The city of Helena, Montana, will enjoy Christmas at the Cathedral this Sunday evening. How I wish I could be there!
When I wrote More Than a Tiara, my half of Snowflake Tiara, I knew Marisa and Jase needed to attend this performance. Angela and I visited the Cathedral of St Helena last fall (with my husband, Jim) and drank in the majesty of the magnificent building.
From Snowflake Tiara
The closing aria hung in the air amidst the golden chandeliers in the Cathedral of St Helena. The audience held its collective breath as the note faded.
Beside him, Marisa leaned forward slightly, her eyes fixed on the mezzo-soprano whose hands spread to the sky, as though the arched and gilded ceiling had ceased to separate humanity from the heavens.
The acoustics in this building were rumored to be so good you could literally hear a pin drop anywhere within it. At this moment, wrapped in a holy hush, Jase believed it. Christmas in the Cathedral had affected him every bit as deeply as any night at the New York Philharmonic. Maybe more so.
He could do Helena. He’d always miss the Big Apple, but Helena was worth it ten times over for Marisa’s sake. The void in his life had lessened since finding her again.
God was here. Not everything stirring in his soul had to do with Marisa. Plenty of it had to do with immersing in God’s nature and drawing closer to Him. Helena didn’t block God’s voice the way New York and its insanity did. Here a guy could think, could pray.
His gaze lingered on Marisa’s profile.
Here a guy could hope. Could love.
She still held back from him a little, but his mind had jumped all the way to the altar. Maybe they could even be married right here in the cathedral. Once he’d convinced her he’d stay in Helena forever, just to be with her, she’d welcome him. He’d hurt her badly in the Kenyan aftermath. How could he make it up to her? Prove to her his apology was sincere?

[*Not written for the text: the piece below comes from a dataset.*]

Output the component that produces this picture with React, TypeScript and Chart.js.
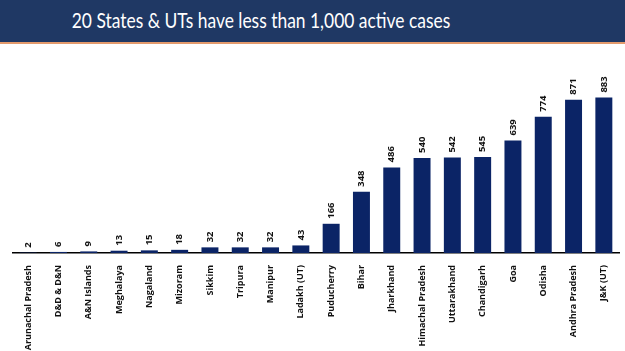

Rustling began in nearby pews as folks gathered their coats. Jase slid his arm around Marisa. “Amazing,” he whispered.
She leaned into him. Not much, but it was progress, and he’d take it. Her blue eyes glimmered in the cathedral’s soft lighting as she looked up at him.
Jase pulled her a little closer and swept his lips across her forehead. “You’re beautiful, Marisa,” he murmured. “You belong here, in this place of magic. In this place of heaven on earth.” He pulled her coat to her bare shoulders.
“I don’t want to leave yet. Do you mind?” Her eyes begged his. “I need to absorb the majesty.”
His heart surged. She felt as he did. How could things not work out between them? He leaned back in his seat. “Take your time.”
Around them, others slipped quietly out into the night until only a few pockets of people remained.
“God among us,” Marisa said quietly. “It’s beyond comprehension.”
“He loved us that much. Calls us to Him.”
She turned to him. “It’s crazy. We’re not worth it.”
“We are to Him.”
“People say I’m beautiful.” She put a finger to his lips to stop the words she had to know he wanted to say. “But God doesn’t see me that way. When He looks at me, He doesn’t see me. He sees Jesus.”
He’s missing a great view.
Oh, Jase knew it wasn’t true. God knew exactly what He’d created in Marisa. Not only a woman with a beautiful face and body, but one with a personality and heart to match.
Like the Grinch, Jase felt like his heart grew ten sizes bigger, just thinking about her.
“Do you think God cares who wins the Miss Snowflake title, Jase?” Her blue eyes looked boldly into his. “If He doesn’t place the same importance on beauty as humans do, why should He care?”
He lifted his hand to her face and traced her jaw. “He cares, Marisa. He cares, not because of the title, but what He wants to do through you because of it. He has great plans for you.”
She leaned into his touch, her eyes still meeting his.
“Great plans,” he repeated. Plans he’d be part of. For better, for worse. For richer, for poorer. He leaned a little closer and caressed her lips with his own for a few seconds before pulling back.
As much as he wanted to pursue, this wasn’t the time. Definitely wasn’t the place. He rose, catching her hand and pulling her up with him.
They exited the tall arched doors of the cathedral into a crisp winter night. The full moon hovered not far above the horizon, casting an ethereal glow the parking area.
Even in darkness, there was light. Jesus had come into such a dark world and shone a holy light into it. He’d brought light into the darkness of Jase’s soul… and into his heart.